Thankfully, though a mother of two young’uns, she finished the book lickity split and gave it to me Wednesday when her son stopped by to trick-or-treat. I handed him a piece of candy and she handed me a book. Best. Trade. Ever.
If you have ever had a fascination with the Amish (or really, a passing curiosity), get this book and then hope for weird weather (in my case two days of rain in Beijing, a land known for being a desert). While this isn’t going to become classic literature or a book you need to read repeatedly, it is a peek into broad world of the Amish.
Ira was an active, albeit restless, member until he left for a fourth and final time when he was 25. He paints and fair picture without poking fun needlessly, elevating himself, or mocking those who stay. Instead, it is a look at someone who wrestles with wanting to be part of a community in which he never felt fully himself. In the end he found the gracious love of God that enabled him to move beyond the truth he had been taught about salvation.
What have you been reading recently? Anybody else eaten a whoopie pie? Am I right or what?!
4 words for you my friend…red velvet whoopie pie. That’s all.
Oh my word. I didn’t know the whoopie pie could be improved on. I was wrong :)
Oh Lizzie, that sounds amazing!!! You didn’t happen to have this Red Velvet Whoopie Pie in Indiana did you? If so, WHERE? I wanna go!!! :)
I believe it was indeed in Indiana!! It was at a small bakery…for the life of me I can’t remember where! But, I do remember google-ing a recipe shortly thereafter!
Nita Kulesa says
On a recent trip to Missouri and Arkansas we saw a group of women onthe long, dark dresses with little starched white bonnets perched on their heads.. BUT, they were driving a mini-van. We decided they must be Reformed” Amish!
Nita Kulesa says
Actually, they were IN their dresses, not on them!!
Eaten many a woopie pie. I’ve even had them for breakfast. In my hometown we call them “gobs” but they’re the same thing. I’ve also seen the Amish in PA, NY, and OH. I used to attend a teachers’ conference each fall at Willow Valley Resort in Lancaster, PA. Have you ever eaten shoo fly pie? It’s made with molasses and is quite sweet.
I haven’t eaten shoo fly pie. Though my Grandma Young sang “Shoo fly don’t bother me” often when I was a kid :)

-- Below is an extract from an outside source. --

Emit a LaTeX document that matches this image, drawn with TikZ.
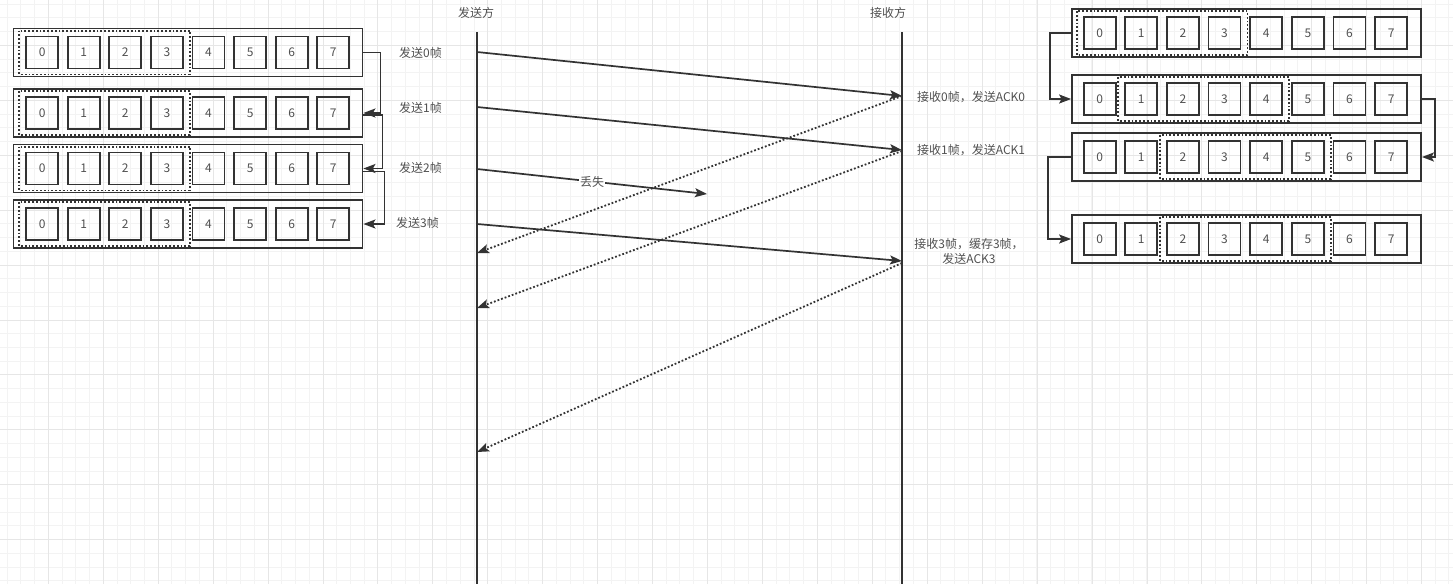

You are right on the whoopie -pie!!!
Kathleen Caron says
Great read! The Amish make alot of really delicious things, like shoofly pie and snickerdoodle cookies. I guess they’re mostly good at sugar. Amish country is God’s country, for sure.
Kari Scare says
I actually grew up next to 3 Amish farms. Some of my best childhood memories come from spending time with Amish neighbors. They used our phone, and we often gave them rides. I drove a horse & buggy once too. Oh, and lots of whoopie pies. There’s a book I read years ago about an English woman who actually became Amish. Hmmm… I will have to try to remember the name of it.
The Secret Piano. That’s the book that I’ve read most recently, and now it’s way up there on my list of books that have impacted me. Wow!
Is that the one in Burma (read) or China (not read yet)? Thanks for the recommendation!
emily wylie says
loved this post, my grandma had an amish family that lived down the road from her, brings back good memories :) I think I might need to read that book!